The animals are tame, but her stories are wild.
In her new book “Pets and the City: True Tales of a Manhattan House Call Veterinarian,” animal doctor Amy Attas dishes on what she’s learned about the lives of New York’s wealthy and well-known by visiting their homes to care for their four-legged family members.
Attas launched her mobile practice, City Pets, in 1992. Joan Rivers, whom she had impressed with her no-nonsense approach to treating the comedian’s Yorkie, Spike, at Park East Animal Hospital, was her first client.
Other notables, including Billy Joel, Elton John, Paul McCartney, Wayne Gretzky, Erica Jong and Steve Martin, followed.
One night in the early 2000s, the vet got a call from Cher — Rivers had recommended her — who was on a plane from Italy with a stray dog she’d adopted there, named Pippo.
Attas diagnosed him with mange, gave him with an injection and warned that the dog’s skin condition was very contagious.
Cher was aghast.
“Well, that explains it. Does the rash on humans look like this?” the superstar exclaimed as she flung open her robe to show, Attas writes, “her iconic body in its naked entirety.”

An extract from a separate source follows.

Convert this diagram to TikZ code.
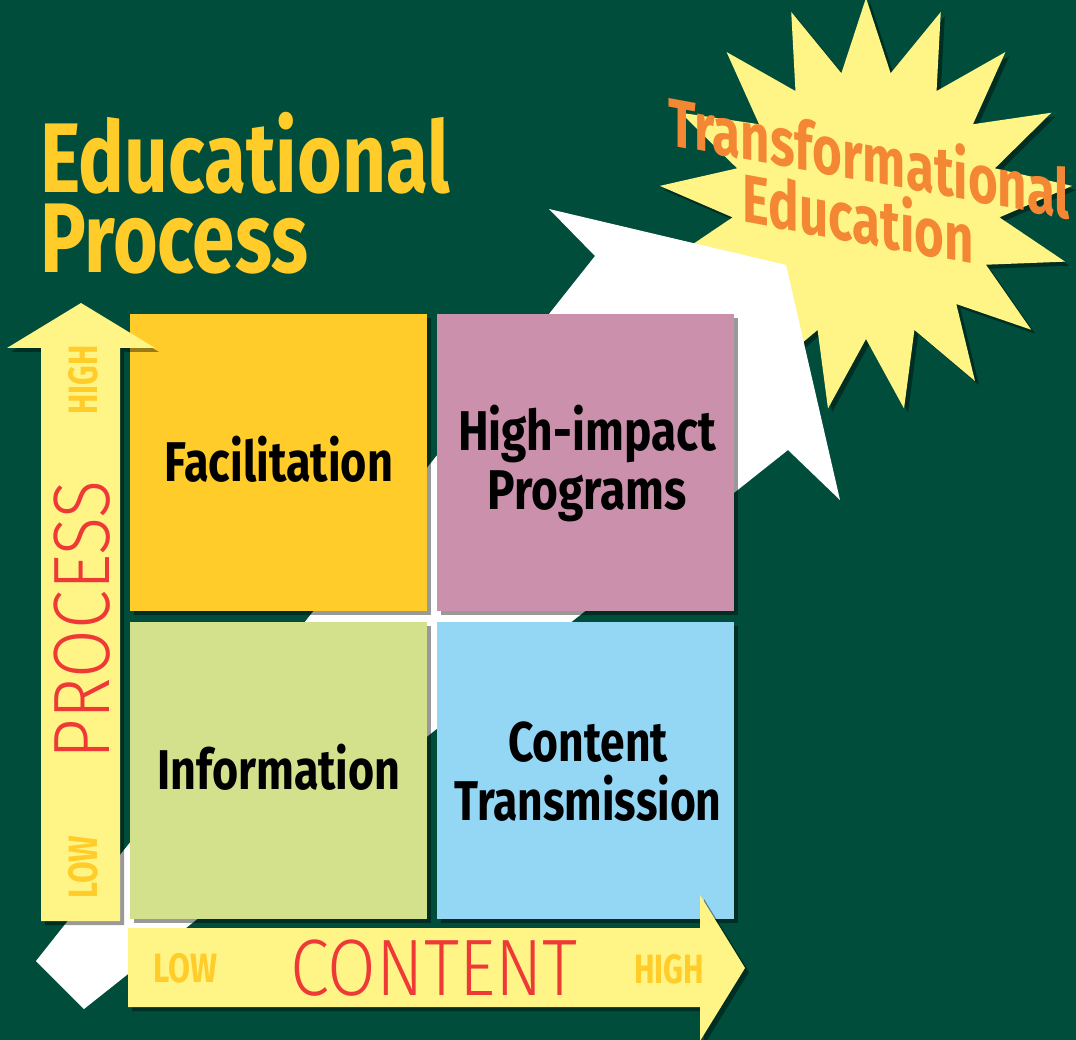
\documentclass[tikz,border=0pt]{standalone}
\usepackage{fontspec}
\setmainfont{Fira Sans}
\newfontfamily\lightfont{Fira Sans Light}
\usetikzlibrary{shadows}

\definecolor{bggreen}{RGB}{0,77,59}
\definecolor{goldyellow}{RGB}{255,204,41}
\definecolor{paleyellow}{RGB}{255,245,135}
\definecolor{impactpink}{RGB}{203,145,172}
\definecolor{infogreen}{RGB}{211,225,140}
\definecolor{transblue}{RGB}{147,215,245}
\definecolor{axisred}{RGB}{238,57,55}
\definecolor{burstorange}{RGB}{244,135,52}

% squeeze a text to a given width, keeping its height
\newcommand{\squeeze}[2]{\resizebox{#1}{\height}{#2}}
% lines stacked at the font's baselineskip, centred or flush left
\newcommand{\centred}[1]{\vtop{\halign{\hfil##\hfil\cr#1\cr}}}
\newcommand{\flushed}[1]{\vtop{\halign{##\hfil\cr#1\cr}}}

\tikzset{
  dropped/.style={drop shadow={shadow xshift=4pt, shadow yshift=-4pt, opacity=.4, fill=black}},
  quadbox/.style={inner sep=0pt, minimum width=297pt, minimum height=297pt, anchor=north west, dropped},
  quadtext/.style={inner sep=0pt, anchor=base, text=black, font=\bfseries\fontsize{56}{59}\selectfont},
  titleword/.style={inner sep=0pt, anchor=base west, text=goldyellow, font=\bfseries\fontsize{99}{79}\selectfont},
  axisword/.style={inner sep=0pt, text=axisred, font=\lightfont\fontsize{80}{80}\selectfont},
  axisend/.style={inner sep=0pt, text=goldyellow, font=\bfseries\fontsize{41}{41}\selectfont},
  burstword/.style={inner sep=0pt, anchor=base, yslant=-0.184, text=burstorange, font=\bfseries\fontsize{68}{63}\selectfont}
}

\begin{document}
\begin{tikzpicture}[x=1pt, y=-1pt]
    \useasboundingbox (0,0) rectangle (1076,1040);
    \fill[bggreen] (0,0) rectangle (1076,1040);

    % --- Burst (17 points) behind the big arrow ---
    \begin{scope}[shift={(866,205)}]
        \fill[paleyellow, dropped] (-90:207)
            \foreach \k in {0,...,16} { -- ({-90+(\k+0.5)*360/17}:134) -- ({-90+(\k+1)*360/17}:207) } -- cycle;
    \end{scope}

    % --- Big white arrow, tail at lower left ---
    \fill[white] (36,961) -- (595,256) -- (549,209) -- (786,265) -- (840,500) -- (788,450) -- (84,1009) -- cycle;

    % --- Quadrants ---
    \node[quadbox, fill=goldyellow] (facilbox) at (130,314) {};
    \node[quadbox, fill=impactpink] (impactbox) at (437,314) {};
    \node[quadbox, fill=infogreen] (infobox) at (130,622) {};
    \node[quadbox, fill=transblue] (transbox) at (437,622) {};

    % --- Axis arrows ---
    \fill[paleyellow, dropped] (41,921) -- (41,348) -- (7,348) -- (81,303) -- (155,348) -- (120,348) -- (120,921) -- cycle;
    \fill[paleyellow, dropped] (128,928) -- (700,928) -- (700,895) -- (745,968) -- (700,1041) -- (700,1007) -- (128,1007) -- cycle;

    % --- Title ---
    \node[titleword] (title) at (40,193) {\squeeze{410pt}{\flushed{Educational\cr Process}}};

    % --- Quadrant labels ---
    \node[quadtext] (faciltext) at (279,481) {\squeeze{228pt}{Facilitation}};
    \node[quadtext] (impacttext) at (587,450) {\squeeze{258pt}{\centred{High-impact\cr Programs}}};
    \node[quadtext] (infotext) at (279,789) {\squeeze{243pt}{Information}};
    \node[quadtext] (transtext) at (588,761) {\squeeze{267pt}{\centred{Content\cr Transmission}}};

    % --- Axis labels ---
    \node[axisword, rotate=90] (process) at (82,620) {\squeeze{279pt}{PROCESS}};
    \node[axisend, rotate=90] (prochigh) at (83,380) {\squeeze{69pt}{HIGH}};
    \node[axisend, rotate=90] (proclow) at (83,867) {\squeeze{63pt}{LOW}};
    \node[axisword] (content) at (434,968) {\squeeze{287pt}{CONTENT}};
    \node[axisend] (contlow) at (185,968) {\squeeze{64pt}{LOW}};
    \node[axisend] (conthigh) at (669,969) {\squeeze{70pt}{HIGH}};

    % --- Burst text ---
    \node[burstword] (burst) at (869,182) {\squeeze{402pt}{\centred{Transformational\cr Education\hspace*{28pt}}}};
\end{tikzpicture}
\end{document}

Other clients revealed themselves to Attas in different ways.
Twice a week, she would give a cat named Sophie a medicated bath, sometimes letting herself into the multi-million dollar apartment on East End Avenue where the pet lived.
One day, when she went to retrieve Sophie from the cat’s favorite hiding place under a bed, she found her client’s husband in the sheets with another woman. She felt obligated to tell the wife, a down-to-earth mother-of-two who was one of her best customers.
“It was a really, really awful experience,” said Attas, who has caught clients in affairs at least a half a dozen times over the decades. “It’s happened more times than I ever wished it would have.”
She’s learned that the rich play by different rules. Billionaire oil heir Gordon Getty and his late wife Ann once summoned her to their apartment to vaccinate their cats before they moved to London.
She advised the Gettys that the international move would require complicated paperwork and a quarantine, but Ann said it wasn’t a problem. They were flying private — and their jet had a bedroom they could lock the cat in to avoid immigration officials.
Despite clients’ wealth, payment can be an issue.
Valerie, whom Attas describes as the “vampy second wife of one of the most successful Italian restaurateurs in Manhattan,” always paid cash.
One day, she suggested they arrange a barter, which Attas assumed meant exchanging her medical services for restaurant meals.
Attas racked up $2,500 in credit and went out for a luxe Italian dinner at the husband’s place. Assuming Valerie was taking care of the $800 bill, she left a tip and left the restaurant. A waiter came chasing after her, saying she needed to pay.
It later emerged that the husband had no knowledge of the deal. He had been giving his wife $1,000 in cash to pay Attas every time she came.
“He now figured out,” Attas writes, “she instead spent that money on cocaine.”
Some famous clients have been reluctant to take Attas’s advice.
One example of that was a “Fifth Avenue doyenne” the vet calls Mrs. Beach.
The woman was frantic after her after her heirloom sapphire ring went missing. She presumed her West Highland terrier Tricky had eaten it and wanted to operate on the dog immediately.
An X-ray showed that the ring was halfway through Tricky’s colon and likely to just come out on its own. But, Mrs. Beach couldn’t stomach the idea of the dog pooping out the family jewels and insisted on an unnecessary surgery.
As she and Attas were arguing about it, Tricky did her business and the ring emerged, covered in excrement.
Mrs. Beach was disgusted, declaring, “I may never wear that again.”
Meanwhile, Joan Rivers was hesitant to put her pup under the knife. The plastic surgery-loving comedienne was obsessed with appearances and didn’t want to amputate the leg of her beloved Boston terrier Lulu when the pup was stricken with bone cancer.
“I’m not going to look at her Frankenstein stitches every day!” Rivers told Attas, which whom she grew quite close with over the years.
Attas and Rivers’ staff teamed up to make tiny tutus that would cover the incision site with colorful tulle and convinced Rivers to go through with the surgery.
Lulu lived for several more years.
“Rich people love their pets as much as we love out pets,” Attas told The Post. But “their behaviors are markedly different.”